Give back the entire listing verbatim.
>> BEGIN Information supplied
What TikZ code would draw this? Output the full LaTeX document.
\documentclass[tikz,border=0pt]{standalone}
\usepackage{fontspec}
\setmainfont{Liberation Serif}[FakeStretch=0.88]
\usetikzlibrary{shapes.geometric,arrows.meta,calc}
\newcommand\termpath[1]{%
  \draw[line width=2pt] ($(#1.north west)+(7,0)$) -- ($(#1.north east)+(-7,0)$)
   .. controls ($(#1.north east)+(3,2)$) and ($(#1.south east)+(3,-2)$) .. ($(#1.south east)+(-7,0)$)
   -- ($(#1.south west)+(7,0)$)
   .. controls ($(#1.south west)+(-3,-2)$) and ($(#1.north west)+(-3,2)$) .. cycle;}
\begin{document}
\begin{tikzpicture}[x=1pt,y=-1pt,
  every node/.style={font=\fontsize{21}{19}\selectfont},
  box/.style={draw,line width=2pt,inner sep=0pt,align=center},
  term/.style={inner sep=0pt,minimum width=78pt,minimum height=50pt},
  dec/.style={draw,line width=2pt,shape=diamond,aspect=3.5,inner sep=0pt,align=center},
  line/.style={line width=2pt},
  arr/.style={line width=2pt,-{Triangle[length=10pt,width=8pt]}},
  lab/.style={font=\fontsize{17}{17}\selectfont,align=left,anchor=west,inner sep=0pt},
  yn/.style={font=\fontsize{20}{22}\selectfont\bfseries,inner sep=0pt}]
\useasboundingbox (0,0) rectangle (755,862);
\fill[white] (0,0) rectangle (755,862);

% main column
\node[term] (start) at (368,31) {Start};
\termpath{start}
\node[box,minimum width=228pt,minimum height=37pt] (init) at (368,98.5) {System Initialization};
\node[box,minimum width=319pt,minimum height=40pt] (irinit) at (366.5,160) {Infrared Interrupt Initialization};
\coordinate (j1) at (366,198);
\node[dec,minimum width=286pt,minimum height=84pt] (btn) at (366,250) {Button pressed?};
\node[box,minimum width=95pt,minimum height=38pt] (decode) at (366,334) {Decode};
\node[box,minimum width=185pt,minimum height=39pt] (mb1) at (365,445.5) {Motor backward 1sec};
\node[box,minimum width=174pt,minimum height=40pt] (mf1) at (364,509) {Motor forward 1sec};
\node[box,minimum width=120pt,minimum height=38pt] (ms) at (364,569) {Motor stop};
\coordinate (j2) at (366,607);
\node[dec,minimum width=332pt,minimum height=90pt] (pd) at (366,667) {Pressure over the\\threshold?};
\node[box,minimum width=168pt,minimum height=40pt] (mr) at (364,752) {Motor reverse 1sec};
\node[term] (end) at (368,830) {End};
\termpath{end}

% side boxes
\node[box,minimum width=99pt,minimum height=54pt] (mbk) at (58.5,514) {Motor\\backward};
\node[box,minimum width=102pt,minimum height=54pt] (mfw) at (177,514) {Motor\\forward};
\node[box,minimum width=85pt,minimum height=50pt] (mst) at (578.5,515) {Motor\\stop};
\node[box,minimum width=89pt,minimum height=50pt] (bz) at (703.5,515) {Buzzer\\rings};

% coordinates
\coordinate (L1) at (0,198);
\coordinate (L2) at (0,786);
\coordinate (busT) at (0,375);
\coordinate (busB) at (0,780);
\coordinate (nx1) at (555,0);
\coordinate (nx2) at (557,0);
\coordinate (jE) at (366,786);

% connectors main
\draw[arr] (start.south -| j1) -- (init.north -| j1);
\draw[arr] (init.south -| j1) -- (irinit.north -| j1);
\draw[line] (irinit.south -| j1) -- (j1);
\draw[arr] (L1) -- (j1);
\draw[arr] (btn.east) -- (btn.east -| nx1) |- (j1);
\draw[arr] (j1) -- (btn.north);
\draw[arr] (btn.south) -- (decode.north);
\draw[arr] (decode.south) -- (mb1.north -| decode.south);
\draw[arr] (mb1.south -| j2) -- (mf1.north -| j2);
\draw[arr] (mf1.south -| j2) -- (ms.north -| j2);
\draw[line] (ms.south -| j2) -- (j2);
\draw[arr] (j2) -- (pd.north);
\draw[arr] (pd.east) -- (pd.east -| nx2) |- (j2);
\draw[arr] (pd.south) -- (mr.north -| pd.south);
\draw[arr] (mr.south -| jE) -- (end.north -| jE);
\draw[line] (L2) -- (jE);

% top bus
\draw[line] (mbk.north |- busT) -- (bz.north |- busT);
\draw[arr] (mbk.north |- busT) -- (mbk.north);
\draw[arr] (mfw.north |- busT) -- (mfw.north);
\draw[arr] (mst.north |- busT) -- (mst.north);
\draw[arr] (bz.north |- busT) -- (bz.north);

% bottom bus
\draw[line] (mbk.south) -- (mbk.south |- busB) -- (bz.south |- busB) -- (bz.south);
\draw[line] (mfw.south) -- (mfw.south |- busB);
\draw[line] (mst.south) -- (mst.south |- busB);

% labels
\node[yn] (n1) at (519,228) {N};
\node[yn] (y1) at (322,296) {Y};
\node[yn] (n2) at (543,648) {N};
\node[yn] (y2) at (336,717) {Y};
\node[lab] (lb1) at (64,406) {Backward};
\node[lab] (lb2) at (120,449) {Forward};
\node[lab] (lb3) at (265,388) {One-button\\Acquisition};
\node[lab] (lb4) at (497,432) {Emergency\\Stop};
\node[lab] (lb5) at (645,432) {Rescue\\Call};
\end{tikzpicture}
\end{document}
>> END Information supplied
◆ Response to the exercise
What TikZ code would draw this? Output the full LaTeX document.
\documentclass[tikz,border=0pt]{standalone}
\usepackage{fontspec}
\setmainfont{Liberation Serif}[FakeStretch=0.88]
\usetikzlibrary{shapes.geometric,arrows.meta,calc}
\newcommand\termpath[1]{%
  \draw[line width=2pt] ($(#1.north west)+(7,0)$) -- ($(#1.north east)+(-7,0)$)
   .. controls ($(#1.north east)+(3,2)$) and ($(#1.south east)+(3,-2)$) .. ($(#1.south east)+(-7,0)$)
   -- ($(#1.south west)+(7,0)$)
   .. controls ($(#1.south west)+(-3,-2)$) and ($(#1.north west)+(-3,2)$) .. cycle;}
\begin{document}
\begin{tikzpicture}[x=1pt,y=-1pt,
  every node/.style={font=\fontsize{21}{19}\selectfont},
  box/.style={draw,line width=2pt,inner sep=0pt,align=center},
  term/.style={inner sep=0pt,minimum width=78pt,minimum height=50pt},
  dec/.style={draw,line width=2pt,shape=diamond,aspect=3.5,inner sep=0pt,align=center},
  line/.style={line width=2pt},
  arr/.style={line width=2pt,-{Triangle[length=10pt,width=8pt]}},
  lab/.style={font=\fontsize{17}{17}\selectfont,align=left,anchor=west,inner sep=0pt},
  yn/.style={font=\fontsize{20}{22}\selectfont\bfseries,inner sep=0pt}]
\useasboundingbox (0,0) rectangle (755,862);
\fill[white] (0,0) rectangle (755,862);

% main column
\node[term] (start) at (368,31) {Start};
\termpath{start}
\node[box,minimum width=228pt,minimum height=37pt] (init) at (368,98.5) {System Initialization};
\node[box,minimum width=319pt,minimum height=40pt] (irinit) at (366.5,160) {Infrared Interrupt Initialization};
\coordinate (j1) at (366,198);
\node[dec,minimum width=286pt,minimum height=84pt] (btn) at (366,250) {Button pressed?};
\node[box,minimum width=95pt,minimum height=38pt] (decode) at (366,334) {Decode};
\node[box,minimum width=185pt,minimum height=39pt] (mb1) at (365,445.5) {Motor backward 1sec};
\node[box,minimum width=174pt,minimum height=40pt] (mf1) at (364,509) {Motor forward 1sec};
\node[box,minimum width=120pt,minimum height=38pt] (ms) at (364,569) {Motor stop};
\coordinate (j2) at (366,607);
\node[dec,minimum width=332pt,minimum height=90pt] (pd) at (366,667) {Pressure over the\\threshold?};
\node[box,minimum width=168pt,minimum height=40pt] (mr) at (364,752) {Motor reverse 1sec};
\node[term] (end) at (368,830) {End};
\termpath{end}

% side boxes
\node[box,minimum width=99pt,minimum height=54pt] (mbk) at (58.5,514) {Motor\\backward};
\node[box,minimum width=102pt,minimum height=54pt] (mfw) at (177,514) {Motor\\forward};
\node[box,minimum width=85pt,minimum height=50pt] (mst) at (578.5,515) {Motor\\stop};
\node[box,minimum width=89pt,minimum height=50pt] (bz) at (703.5,515) {Buzzer\\rings};

% coordinates
\coordinate (L1) at (0,198);
\coordinate (L2) at (0,786);
\coordinate (busT) at (0,375);
\coordinate (busB) at (0,780);
\coordinate (nx1) at (555,0);
\coordinate (nx2) at (557,0);
\coordinate (jE) at (366,786);

% connectors main
\draw[arr] (start.south -| j1) -- (init.north -| j1);
\draw[arr] (init.south -| j1) -- (irinit.north -| j1);
\draw[line] (irinit.south -| j1) -- (j1);
\draw[arr] (L1) -- (j1);
\draw[arr] (btn.east) -- (btn.east -| nx1) |- (j1);
\draw[arr] (j1) -- (btn.north);
\draw[arr] (btn.south) -- (decode.north);
\draw[arr] (decode.south) -- (mb1.north -| decode.south);
\draw[arr] (mb1.south -| j2) -- (mf1.north -| j2);
\draw[arr] (mf1.south -| j2) -- (ms.north -| j2);
\draw[line] (ms.south -| j2) -- (j2);
\draw[arr] (j2) -- (pd.north);
\draw[arr] (pd.east) -- (pd.east -| nx2) |- (j2);
\draw[arr] (pd.south) -- (mr.north -| pd.south);
\draw[arr] (mr.south -| jE) -- (end.north -| jE);
\draw[line] (L2) -- (jE);

% top bus
\draw[line] (mbk.north |- busT) -- (bz.north |- busT);
\draw[arr] (mbk.north |- busT) -- (mbk.north);
\draw[arr] (mfw.north |- busT) -- (mfw.north);
\draw[arr] (mst.north |- busT) -- (mst.north);
\draw[arr] (bz.north |- busT) -- (bz.north);

% bottom bus
\draw[line] (mbk.south) -- (mbk.south |- busB) -- (bz.south |- busB) -- (bz.south);
\draw[line] (mfw.south) -- (mfw.south |- busB);
\draw[line] (mst.south) -- (mst.south |- busB);

% labels
\node[yn] (n1) at (519,228) {N};
\node[yn] (y1) at (322,296) {Y};
\node[yn] (n2) at (543,648) {N};
\node[yn] (y2) at (336,717) {Y};
\node[lab] (lb1) at (64,406) {Backward};
\node[lab] (lb2) at (120,449) {Forward};
\node[lab] (lb3) at (265,388) {One-button\\Acquisition};
\node[lab] (lb4) at (497,432) {Emergency\\Stop};
\node[lab] (lb5) at (645,432) {Rescue\\Call};
\end{tikzpicture}
\end{document}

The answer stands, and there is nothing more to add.